%%
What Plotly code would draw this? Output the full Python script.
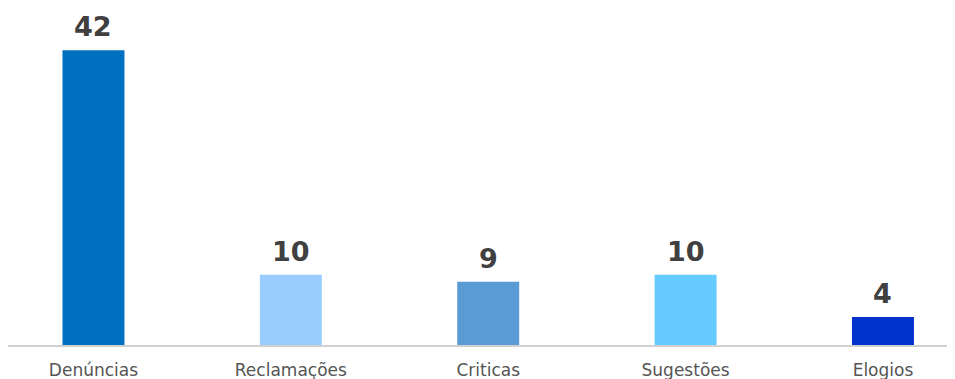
import plotly.graph_objects as go

categories = ["Denúncias", "Reclamações", "Criticas", "Sugestões", "Elogios"]
values = [42, 10, 9, 10, 4]
colors = ["#0070C0", "#99CCFF", "#5B9BD5", "#66CCFF", "#0033CC"]

fig = go.Figure()
fig.add_trace(go.Bar(
    x=list(range(len(categories))),
    y=values,
    marker=dict(color=colors, line=dict(width=0)),
    width=0.314,
    hoverinfo="skip",
))

for i, v in enumerate(values):
    fig.add_annotation(
        x=i, y=v, text=f"<b>{v}</b>", showarrow=False,
        yanchor="bottom", yshift=6,
        font=dict(family="DejaVu Sans", size=27, color="#404040"),
    )

# page body has an 8px default margin, so the figure is sized to fit
fig.update_layout(
    width=947, height=371,
    margin=dict(l=0, r=0, t=0, b=34),
    paper_bgcolor="white", plot_bgcolor="white",
    showlegend=False,
    xaxis=dict(
        range=[-0.433, 4.365],
        tickmode="array",
        tickvals=list(range(len(categories))),
        ticktext=categories,
        showgrid=False, zeroline=False,
        showline=True, linecolor="#D0D0D0", linewidth=2,
        ticks="", tickfont=dict(family="DejaVu Sans", size=17, color="#555555"),
        ticklabelstandoff=9,
    ),
    yaxis=dict(
        range=[0, 48.0], visible=False, showgrid=False, zeroline=False,
    ),
)

fig.write_html("out.html")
%%
SHORT TASK.
Leave the images out and output the remaining material exactly as it stands.

COMPLETE OUTPUT.
What Plotly code would draw this? Output the full Python script.
import plotly.graph_objects as go

categories = ["Denúncias", "Reclamações", "Criticas", "Sugestões", "Elogios"]
values = [42, 10, 9, 10, 4]
colors = ["#0070C0", "#99CCFF", "#5B9BD5", "#66CCFF", "#0033CC"]

fig = go.Figure()
fig.add_trace(go.Bar(
    x=list(range(len(categories))),
    y=values,
    marker=dict(color=colors, line=dict(width=0)),
    width=0.314,
    hoverinfo="skip",
))

for i, v in enumerate(values):
    fig.add_annotation(
        x=i, y=v, text=f"<b>{v}</b>", showarrow=False,
        yanchor="bottom", yshift=6,
        font=dict(family="DejaVu Sans", size=27, color="#404040"),
    )

# page body has an 8px default margin, so the figure is sized to fit
fig.update_layout(
    width=947, height=371,
    margin=dict(l=0, r=0, t=0, b=34),
    paper_bgcolor="white", plot_bgcolor="white",
    showlegend=False,
    xaxis=dict(
        range=[-0.433, 4.365],
        tickmode="array",
        tickvals=list(range(len(categories))),
        ticktext=categories,
        showgrid=False, zeroline=False,
        showline=True, linecolor="#D0D0D0", linewidth=2,
        ticks="", tickfont=dict(family="DejaVu Sans", size=17, color="#555555"),
        ticklabelstandoff=9,
    ),
    yaxis=dict(
        range=[0, 48.0], visible=False, showgrid=False, zeroline=False,
    ),
)

fig.write_html("out.html")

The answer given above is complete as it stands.